- [ROWS]:
(begin)
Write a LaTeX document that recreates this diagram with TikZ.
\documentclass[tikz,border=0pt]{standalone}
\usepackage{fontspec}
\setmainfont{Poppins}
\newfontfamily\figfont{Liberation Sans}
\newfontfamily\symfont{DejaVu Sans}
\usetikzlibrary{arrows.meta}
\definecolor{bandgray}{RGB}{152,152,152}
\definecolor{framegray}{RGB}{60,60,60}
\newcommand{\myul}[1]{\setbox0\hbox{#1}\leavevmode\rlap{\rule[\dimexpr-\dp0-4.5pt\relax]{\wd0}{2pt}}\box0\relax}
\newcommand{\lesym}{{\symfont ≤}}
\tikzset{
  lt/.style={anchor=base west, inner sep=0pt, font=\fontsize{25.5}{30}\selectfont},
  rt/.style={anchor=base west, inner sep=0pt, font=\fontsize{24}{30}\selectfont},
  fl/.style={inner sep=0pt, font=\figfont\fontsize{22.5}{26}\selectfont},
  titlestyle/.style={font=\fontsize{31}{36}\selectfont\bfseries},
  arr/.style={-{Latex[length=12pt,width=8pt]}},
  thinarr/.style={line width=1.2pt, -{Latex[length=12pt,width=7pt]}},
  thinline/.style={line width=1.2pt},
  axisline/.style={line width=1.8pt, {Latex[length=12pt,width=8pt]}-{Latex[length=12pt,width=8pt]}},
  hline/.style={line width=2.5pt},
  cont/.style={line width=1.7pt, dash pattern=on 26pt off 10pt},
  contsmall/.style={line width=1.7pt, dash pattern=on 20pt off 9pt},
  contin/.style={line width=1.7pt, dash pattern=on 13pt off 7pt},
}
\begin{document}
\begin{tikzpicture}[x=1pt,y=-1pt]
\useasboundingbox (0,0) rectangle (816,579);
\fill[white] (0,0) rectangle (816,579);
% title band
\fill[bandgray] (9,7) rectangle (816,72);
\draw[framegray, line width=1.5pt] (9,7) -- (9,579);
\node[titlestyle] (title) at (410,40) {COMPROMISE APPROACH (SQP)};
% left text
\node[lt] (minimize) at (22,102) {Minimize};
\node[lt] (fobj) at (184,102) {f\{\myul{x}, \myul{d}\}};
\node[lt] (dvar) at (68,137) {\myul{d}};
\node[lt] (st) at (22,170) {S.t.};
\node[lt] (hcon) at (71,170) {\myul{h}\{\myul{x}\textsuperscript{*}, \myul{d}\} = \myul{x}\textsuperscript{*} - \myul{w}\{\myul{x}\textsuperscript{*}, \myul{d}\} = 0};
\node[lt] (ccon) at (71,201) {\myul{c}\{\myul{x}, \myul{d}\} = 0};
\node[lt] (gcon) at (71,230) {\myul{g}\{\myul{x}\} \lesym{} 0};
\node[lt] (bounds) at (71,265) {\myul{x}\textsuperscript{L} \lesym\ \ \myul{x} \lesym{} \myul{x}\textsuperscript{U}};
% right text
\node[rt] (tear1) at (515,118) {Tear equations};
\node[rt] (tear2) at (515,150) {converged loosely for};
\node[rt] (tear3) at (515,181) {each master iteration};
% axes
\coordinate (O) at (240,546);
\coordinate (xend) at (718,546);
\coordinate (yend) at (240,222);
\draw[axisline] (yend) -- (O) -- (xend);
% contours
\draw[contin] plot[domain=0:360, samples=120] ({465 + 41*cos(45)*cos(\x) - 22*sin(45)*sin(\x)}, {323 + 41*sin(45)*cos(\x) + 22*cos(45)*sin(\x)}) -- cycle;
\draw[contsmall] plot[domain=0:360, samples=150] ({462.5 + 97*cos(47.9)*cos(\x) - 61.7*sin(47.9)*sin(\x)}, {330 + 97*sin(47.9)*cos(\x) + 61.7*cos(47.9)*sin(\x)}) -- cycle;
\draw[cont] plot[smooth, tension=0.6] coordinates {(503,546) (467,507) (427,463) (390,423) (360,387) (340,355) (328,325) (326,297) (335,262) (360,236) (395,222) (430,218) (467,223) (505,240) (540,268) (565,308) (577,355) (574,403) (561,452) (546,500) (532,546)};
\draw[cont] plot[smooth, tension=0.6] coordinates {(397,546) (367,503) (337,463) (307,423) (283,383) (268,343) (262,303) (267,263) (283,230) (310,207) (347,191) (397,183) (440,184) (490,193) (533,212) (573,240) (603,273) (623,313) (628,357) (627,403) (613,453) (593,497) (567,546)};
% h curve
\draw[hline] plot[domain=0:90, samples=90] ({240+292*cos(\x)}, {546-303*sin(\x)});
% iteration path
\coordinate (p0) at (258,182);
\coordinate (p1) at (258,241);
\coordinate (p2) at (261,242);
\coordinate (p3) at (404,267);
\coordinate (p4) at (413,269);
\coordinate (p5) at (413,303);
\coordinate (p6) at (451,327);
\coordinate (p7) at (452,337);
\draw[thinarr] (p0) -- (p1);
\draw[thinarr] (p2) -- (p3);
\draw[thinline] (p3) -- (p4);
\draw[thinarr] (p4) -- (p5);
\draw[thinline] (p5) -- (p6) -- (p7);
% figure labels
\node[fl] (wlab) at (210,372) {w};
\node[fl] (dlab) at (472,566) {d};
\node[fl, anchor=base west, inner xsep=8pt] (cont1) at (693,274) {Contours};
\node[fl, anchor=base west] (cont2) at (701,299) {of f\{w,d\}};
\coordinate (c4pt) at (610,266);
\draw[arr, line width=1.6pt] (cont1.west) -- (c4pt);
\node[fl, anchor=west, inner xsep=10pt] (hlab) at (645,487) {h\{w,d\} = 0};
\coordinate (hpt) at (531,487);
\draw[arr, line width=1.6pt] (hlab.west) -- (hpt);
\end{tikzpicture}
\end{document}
(end)
(begin)
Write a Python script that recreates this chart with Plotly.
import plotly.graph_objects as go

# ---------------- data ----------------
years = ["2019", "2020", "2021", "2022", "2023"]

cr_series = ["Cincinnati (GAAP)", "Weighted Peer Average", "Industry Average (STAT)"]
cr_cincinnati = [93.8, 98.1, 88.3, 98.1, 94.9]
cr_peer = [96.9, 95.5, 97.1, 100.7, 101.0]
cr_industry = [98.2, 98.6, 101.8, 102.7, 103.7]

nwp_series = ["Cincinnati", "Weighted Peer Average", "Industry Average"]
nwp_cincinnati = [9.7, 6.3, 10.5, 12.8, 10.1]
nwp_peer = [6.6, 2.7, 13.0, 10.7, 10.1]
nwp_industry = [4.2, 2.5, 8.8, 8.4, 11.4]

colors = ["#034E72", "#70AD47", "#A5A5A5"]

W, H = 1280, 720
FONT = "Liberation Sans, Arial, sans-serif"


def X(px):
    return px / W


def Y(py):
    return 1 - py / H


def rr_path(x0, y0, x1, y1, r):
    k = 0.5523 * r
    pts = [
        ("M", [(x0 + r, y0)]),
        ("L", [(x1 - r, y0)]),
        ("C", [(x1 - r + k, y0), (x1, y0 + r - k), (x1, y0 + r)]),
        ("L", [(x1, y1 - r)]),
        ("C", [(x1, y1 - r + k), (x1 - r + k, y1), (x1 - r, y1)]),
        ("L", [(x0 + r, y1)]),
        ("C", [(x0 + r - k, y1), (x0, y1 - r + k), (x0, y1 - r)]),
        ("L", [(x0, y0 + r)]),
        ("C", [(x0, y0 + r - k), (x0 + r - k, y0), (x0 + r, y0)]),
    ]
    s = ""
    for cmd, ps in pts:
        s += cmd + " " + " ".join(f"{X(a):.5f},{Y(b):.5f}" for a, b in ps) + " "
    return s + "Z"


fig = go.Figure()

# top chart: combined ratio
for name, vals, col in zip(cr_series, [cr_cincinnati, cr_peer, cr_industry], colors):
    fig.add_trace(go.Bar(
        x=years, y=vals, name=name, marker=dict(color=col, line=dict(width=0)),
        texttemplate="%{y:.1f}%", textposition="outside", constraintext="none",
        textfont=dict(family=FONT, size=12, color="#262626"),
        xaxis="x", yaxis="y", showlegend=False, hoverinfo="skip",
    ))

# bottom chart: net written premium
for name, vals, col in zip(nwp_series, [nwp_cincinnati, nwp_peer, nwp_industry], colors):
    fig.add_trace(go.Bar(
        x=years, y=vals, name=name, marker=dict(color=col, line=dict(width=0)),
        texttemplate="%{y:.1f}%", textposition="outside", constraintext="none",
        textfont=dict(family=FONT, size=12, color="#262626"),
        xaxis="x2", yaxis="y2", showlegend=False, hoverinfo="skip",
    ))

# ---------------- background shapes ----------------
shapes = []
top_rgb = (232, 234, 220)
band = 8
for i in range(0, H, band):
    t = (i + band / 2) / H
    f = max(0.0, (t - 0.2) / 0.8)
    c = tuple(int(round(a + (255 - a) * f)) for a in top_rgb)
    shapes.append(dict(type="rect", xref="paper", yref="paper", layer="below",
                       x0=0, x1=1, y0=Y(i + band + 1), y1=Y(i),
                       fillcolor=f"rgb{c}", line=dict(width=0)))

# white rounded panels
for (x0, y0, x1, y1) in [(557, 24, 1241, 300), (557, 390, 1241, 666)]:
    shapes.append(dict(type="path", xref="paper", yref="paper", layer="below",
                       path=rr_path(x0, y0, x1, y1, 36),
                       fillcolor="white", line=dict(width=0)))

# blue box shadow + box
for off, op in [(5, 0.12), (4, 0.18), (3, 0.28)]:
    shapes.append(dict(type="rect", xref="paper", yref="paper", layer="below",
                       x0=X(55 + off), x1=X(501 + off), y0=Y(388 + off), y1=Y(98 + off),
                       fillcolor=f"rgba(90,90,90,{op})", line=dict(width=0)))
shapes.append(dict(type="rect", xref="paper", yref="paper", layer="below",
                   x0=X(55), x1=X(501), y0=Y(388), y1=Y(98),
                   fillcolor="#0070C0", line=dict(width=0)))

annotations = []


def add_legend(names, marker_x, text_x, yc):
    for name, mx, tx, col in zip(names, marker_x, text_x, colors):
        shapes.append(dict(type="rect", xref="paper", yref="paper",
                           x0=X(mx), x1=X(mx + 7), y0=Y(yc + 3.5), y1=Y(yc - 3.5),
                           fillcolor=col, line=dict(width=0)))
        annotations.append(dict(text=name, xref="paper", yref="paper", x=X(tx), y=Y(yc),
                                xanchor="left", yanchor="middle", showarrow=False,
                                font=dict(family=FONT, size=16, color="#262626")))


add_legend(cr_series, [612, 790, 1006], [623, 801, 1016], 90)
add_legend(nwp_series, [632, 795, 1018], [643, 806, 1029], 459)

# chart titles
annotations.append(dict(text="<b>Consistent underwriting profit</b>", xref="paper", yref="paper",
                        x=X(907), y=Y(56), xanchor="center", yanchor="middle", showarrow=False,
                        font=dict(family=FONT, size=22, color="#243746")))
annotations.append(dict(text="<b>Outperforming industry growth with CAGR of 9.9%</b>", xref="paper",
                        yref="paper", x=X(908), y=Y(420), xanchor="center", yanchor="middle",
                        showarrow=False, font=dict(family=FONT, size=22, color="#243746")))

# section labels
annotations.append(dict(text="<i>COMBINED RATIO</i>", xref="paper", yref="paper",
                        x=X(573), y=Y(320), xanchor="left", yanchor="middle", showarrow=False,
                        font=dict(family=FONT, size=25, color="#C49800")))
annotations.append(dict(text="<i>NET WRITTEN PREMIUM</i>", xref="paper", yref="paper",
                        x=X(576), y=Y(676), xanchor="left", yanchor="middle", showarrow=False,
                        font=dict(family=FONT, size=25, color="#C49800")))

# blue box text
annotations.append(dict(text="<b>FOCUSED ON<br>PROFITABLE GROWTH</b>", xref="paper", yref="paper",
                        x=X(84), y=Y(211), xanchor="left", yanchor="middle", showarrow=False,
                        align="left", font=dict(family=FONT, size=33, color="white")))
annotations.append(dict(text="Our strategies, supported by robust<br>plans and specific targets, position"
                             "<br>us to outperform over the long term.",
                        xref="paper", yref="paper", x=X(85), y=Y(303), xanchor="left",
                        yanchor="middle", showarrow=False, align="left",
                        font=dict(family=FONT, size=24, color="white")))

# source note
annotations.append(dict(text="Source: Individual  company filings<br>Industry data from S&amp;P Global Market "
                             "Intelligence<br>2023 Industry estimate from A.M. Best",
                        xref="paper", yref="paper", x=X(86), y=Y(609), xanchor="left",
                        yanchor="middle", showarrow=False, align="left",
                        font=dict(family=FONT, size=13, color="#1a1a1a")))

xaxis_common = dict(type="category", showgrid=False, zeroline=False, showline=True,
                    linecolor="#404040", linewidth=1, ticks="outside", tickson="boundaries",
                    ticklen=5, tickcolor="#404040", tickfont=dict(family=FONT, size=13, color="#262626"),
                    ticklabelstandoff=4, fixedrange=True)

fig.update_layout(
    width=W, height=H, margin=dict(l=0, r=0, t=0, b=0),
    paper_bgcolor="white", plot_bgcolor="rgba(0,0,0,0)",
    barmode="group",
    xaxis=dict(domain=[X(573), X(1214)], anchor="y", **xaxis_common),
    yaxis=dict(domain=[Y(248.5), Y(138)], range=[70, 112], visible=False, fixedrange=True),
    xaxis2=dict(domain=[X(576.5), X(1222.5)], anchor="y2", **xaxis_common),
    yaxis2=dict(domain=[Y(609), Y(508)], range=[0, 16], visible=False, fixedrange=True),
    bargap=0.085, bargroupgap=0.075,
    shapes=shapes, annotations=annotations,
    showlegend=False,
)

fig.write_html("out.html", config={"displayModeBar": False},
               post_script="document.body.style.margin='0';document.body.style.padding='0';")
(end)
(begin)
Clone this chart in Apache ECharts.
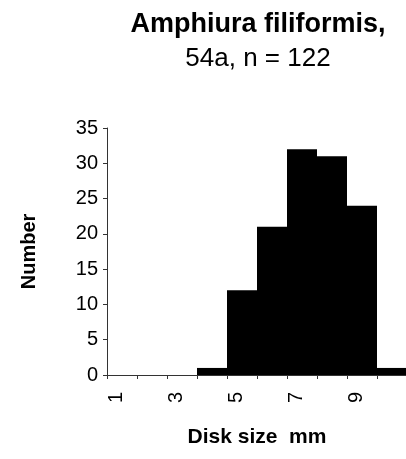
(end)
- [EXERCISE GOAL]: Which lines of the data above contain "this"? Copy each one.

- [CORRECT RESULT]:
Write a LaTeX document that recreates this diagram with TikZ.
Write a Python script that recreates this chart with Plotly.
Clone this chart in Apache ECharts.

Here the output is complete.